Work instructions
Look at the data below and print exactly the lines from its first line through the line with "d3.scaleLinear().domain([0, 3]).range([590, 105]);"; the pictures stay out of the copy.

Source excerpt

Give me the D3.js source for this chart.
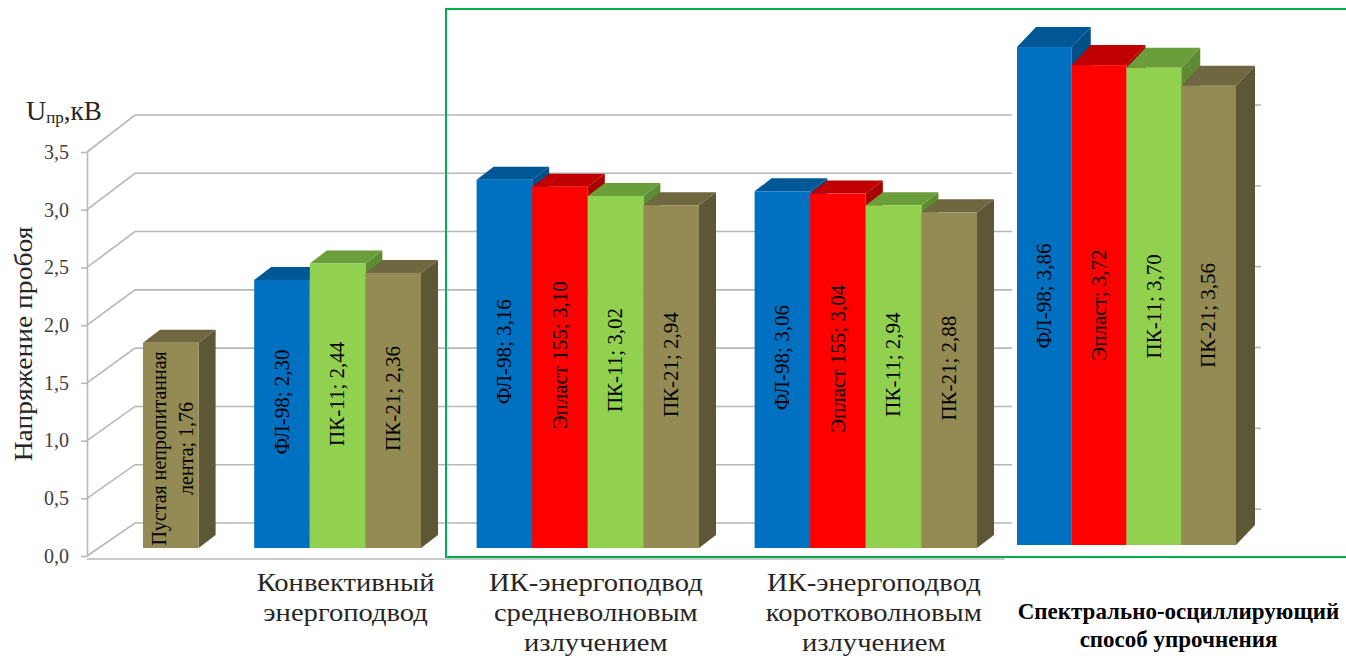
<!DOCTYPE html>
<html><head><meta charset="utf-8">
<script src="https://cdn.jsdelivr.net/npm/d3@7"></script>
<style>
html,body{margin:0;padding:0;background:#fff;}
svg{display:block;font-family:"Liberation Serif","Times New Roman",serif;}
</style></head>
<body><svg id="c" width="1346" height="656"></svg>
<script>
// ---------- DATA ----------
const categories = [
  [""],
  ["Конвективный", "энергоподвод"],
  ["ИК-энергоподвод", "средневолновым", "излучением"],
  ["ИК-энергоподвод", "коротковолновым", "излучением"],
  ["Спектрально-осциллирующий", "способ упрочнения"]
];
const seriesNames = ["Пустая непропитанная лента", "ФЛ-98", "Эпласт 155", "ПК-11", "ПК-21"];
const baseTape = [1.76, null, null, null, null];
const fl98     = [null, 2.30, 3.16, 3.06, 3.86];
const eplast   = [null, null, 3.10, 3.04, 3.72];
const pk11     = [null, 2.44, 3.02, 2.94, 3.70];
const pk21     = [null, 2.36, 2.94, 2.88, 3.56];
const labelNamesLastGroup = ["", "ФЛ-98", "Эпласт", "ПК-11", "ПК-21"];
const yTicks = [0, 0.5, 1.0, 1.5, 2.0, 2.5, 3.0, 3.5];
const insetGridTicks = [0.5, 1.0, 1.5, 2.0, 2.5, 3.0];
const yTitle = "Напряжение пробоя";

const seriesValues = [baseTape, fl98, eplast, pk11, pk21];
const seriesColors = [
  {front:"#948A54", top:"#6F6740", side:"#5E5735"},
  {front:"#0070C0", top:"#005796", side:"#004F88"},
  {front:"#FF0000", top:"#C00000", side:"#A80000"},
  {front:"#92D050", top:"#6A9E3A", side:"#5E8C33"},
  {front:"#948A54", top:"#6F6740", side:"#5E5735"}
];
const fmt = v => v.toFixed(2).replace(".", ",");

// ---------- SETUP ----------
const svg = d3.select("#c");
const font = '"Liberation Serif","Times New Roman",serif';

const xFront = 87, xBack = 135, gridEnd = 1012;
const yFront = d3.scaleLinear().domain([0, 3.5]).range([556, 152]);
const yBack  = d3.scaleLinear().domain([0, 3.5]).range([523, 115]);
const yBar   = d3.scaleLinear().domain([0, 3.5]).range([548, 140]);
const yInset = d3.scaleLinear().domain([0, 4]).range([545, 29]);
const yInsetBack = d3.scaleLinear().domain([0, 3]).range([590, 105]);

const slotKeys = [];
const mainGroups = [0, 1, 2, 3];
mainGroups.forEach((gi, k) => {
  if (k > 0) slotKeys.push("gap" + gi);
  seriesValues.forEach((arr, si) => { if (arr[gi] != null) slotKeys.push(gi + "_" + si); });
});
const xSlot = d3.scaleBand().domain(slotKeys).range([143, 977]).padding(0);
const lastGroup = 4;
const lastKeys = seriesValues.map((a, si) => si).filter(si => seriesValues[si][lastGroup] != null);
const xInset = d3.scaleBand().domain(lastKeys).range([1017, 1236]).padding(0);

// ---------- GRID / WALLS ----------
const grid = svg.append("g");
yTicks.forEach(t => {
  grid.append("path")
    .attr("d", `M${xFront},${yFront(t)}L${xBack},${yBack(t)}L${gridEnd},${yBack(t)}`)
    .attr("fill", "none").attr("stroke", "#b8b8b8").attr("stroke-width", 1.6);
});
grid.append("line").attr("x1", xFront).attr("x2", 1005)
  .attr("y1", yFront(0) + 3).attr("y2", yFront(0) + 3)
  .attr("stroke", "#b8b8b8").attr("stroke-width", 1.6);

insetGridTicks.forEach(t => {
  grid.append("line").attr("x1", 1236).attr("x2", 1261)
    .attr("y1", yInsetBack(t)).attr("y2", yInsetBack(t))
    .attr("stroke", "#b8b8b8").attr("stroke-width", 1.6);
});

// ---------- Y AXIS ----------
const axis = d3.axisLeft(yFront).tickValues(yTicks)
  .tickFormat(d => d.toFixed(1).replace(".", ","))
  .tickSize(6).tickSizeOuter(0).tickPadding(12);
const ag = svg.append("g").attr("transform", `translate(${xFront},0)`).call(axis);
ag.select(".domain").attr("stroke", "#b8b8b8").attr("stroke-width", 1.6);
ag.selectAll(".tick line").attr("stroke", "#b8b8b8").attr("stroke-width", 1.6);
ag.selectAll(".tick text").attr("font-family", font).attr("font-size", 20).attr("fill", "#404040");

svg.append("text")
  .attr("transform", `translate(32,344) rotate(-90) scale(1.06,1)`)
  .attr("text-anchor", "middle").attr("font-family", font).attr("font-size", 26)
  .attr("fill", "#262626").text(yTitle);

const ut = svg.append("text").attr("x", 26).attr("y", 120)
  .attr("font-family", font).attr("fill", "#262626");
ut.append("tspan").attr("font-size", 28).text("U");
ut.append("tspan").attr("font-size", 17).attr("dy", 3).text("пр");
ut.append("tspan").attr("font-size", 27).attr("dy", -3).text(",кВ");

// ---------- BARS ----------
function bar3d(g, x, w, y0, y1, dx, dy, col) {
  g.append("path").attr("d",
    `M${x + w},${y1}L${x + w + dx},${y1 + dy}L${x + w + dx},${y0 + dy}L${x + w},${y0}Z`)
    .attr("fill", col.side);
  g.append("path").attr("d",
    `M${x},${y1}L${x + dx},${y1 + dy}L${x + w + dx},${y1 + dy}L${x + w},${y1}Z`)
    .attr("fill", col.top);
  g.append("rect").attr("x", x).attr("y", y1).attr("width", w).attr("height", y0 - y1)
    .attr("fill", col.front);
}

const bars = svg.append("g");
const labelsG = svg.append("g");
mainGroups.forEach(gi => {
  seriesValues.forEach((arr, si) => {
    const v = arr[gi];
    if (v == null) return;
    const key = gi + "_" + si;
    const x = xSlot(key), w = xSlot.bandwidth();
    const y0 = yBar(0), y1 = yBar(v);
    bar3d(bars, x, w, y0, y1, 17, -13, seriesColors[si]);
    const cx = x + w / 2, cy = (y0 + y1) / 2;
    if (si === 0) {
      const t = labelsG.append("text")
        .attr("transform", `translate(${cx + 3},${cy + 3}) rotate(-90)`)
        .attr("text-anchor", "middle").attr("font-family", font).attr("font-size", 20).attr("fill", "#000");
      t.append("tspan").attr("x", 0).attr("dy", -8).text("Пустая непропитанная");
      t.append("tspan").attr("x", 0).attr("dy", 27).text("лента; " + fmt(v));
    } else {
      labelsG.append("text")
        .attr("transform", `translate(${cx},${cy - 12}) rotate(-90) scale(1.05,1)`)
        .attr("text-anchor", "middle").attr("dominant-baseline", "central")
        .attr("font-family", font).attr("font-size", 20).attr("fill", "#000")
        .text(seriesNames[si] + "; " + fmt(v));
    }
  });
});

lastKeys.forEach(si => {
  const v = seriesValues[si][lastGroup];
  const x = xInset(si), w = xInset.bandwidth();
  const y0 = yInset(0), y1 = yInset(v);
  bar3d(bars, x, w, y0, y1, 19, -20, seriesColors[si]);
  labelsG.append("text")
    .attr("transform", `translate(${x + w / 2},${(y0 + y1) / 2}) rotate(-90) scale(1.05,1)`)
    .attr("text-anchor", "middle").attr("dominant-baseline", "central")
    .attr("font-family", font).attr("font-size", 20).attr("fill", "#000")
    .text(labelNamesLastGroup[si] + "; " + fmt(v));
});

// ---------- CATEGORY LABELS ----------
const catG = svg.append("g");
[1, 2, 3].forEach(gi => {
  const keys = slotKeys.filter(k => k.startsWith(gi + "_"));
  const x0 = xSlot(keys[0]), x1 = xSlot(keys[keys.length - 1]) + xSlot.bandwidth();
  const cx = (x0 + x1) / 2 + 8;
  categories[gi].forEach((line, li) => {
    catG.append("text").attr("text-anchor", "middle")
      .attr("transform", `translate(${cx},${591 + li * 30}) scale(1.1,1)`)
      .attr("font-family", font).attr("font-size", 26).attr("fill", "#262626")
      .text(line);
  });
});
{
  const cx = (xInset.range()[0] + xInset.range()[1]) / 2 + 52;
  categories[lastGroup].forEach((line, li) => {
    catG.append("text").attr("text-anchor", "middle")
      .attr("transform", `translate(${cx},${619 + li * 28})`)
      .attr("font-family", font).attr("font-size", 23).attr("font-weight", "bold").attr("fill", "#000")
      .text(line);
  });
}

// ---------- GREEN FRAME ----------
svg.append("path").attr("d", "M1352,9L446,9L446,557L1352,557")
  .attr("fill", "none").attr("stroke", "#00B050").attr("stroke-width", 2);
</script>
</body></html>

Output for this exercise
Give me the D3.js source for this chart.
<!DOCTYPE html>
<html><head><meta charset="utf-8">
<script src="https://cdn.jsdelivr.net/npm/d3@7"></script>
<style>
html,body{margin:0;padding:0;background:#fff;}
svg{display:block;font-family:"Liberation Serif","Times New Roman",serif;}
</style></head>
<body><svg id="c" width="1346" height="656"></svg>
<script>
// ---------- DATA ----------
const categories = [
  [""],
  ["Конвективный", "энергоподвод"],
  ["ИК-энергоподвод", "средневолновым", "излучением"],
  ["ИК-энергоподвод", "коротковолновым", "излучением"],
  ["Спектрально-осциллирующий", "способ упрочнения"]
];
const seriesNames = ["Пустая непропитанная лента", "ФЛ-98", "Эпласт 155", "ПК-11", "ПК-21"];
const baseTape = [1.76, null, null, null, null];
const fl98     = [null, 2.30, 3.16, 3.06, 3.86];
const eplast   = [null, null, 3.10, 3.04, 3.72];
const pk11     = [null, 2.44, 3.02, 2.94, 3.70];
const pk21     = [null, 2.36, 2.94, 2.88, 3.56];
const labelNamesLastGroup = ["", "ФЛ-98", "Эпласт", "ПК-11", "ПК-21"];
const yTicks = [0, 0.5, 1.0, 1.5, 2.0, 2.5, 3.0, 3.5];
const insetGridTicks = [0.5, 1.0, 1.5, 2.0, 2.5, 3.0];
const yTitle = "Напряжение пробоя";

const seriesValues = [baseTape, fl98, eplast, pk11, pk21];
const seriesColors = [
  {front:"#948A54", top:"#6F6740", side:"#5E5735"},
  {front:"#0070C0", top:"#005796", side:"#004F88"},
  {front:"#FF0000", top:"#C00000", side:"#A80000"},
  {front:"#92D050", top:"#6A9E3A", side:"#5E8C33"},
  {front:"#948A54", top:"#6F6740", side:"#5E5735"}
];
const fmt = v => v.toFixed(2).replace(".", ",");

// ---------- SETUP ----------
const svg = d3.select("#c");
const font = '"Liberation Serif","Times New Roman",serif';

const xFront = 87, xBack = 135, gridEnd = 1012;
const yFront = d3.scaleLinear().domain([0, 3.5]).range([556, 152]);
const yBack  = d3.scaleLinear().domain([0, 3.5]).range([523, 115]);
const yBar   = d3.scaleLinear().domain([0, 3.5]).range([548, 140]);
const yInset = d3.scaleLinear().domain([0, 4]).range([545, 29]);
const yInsetBack = d3.scaleLinear().domain([0, 3]).range([590, 105]);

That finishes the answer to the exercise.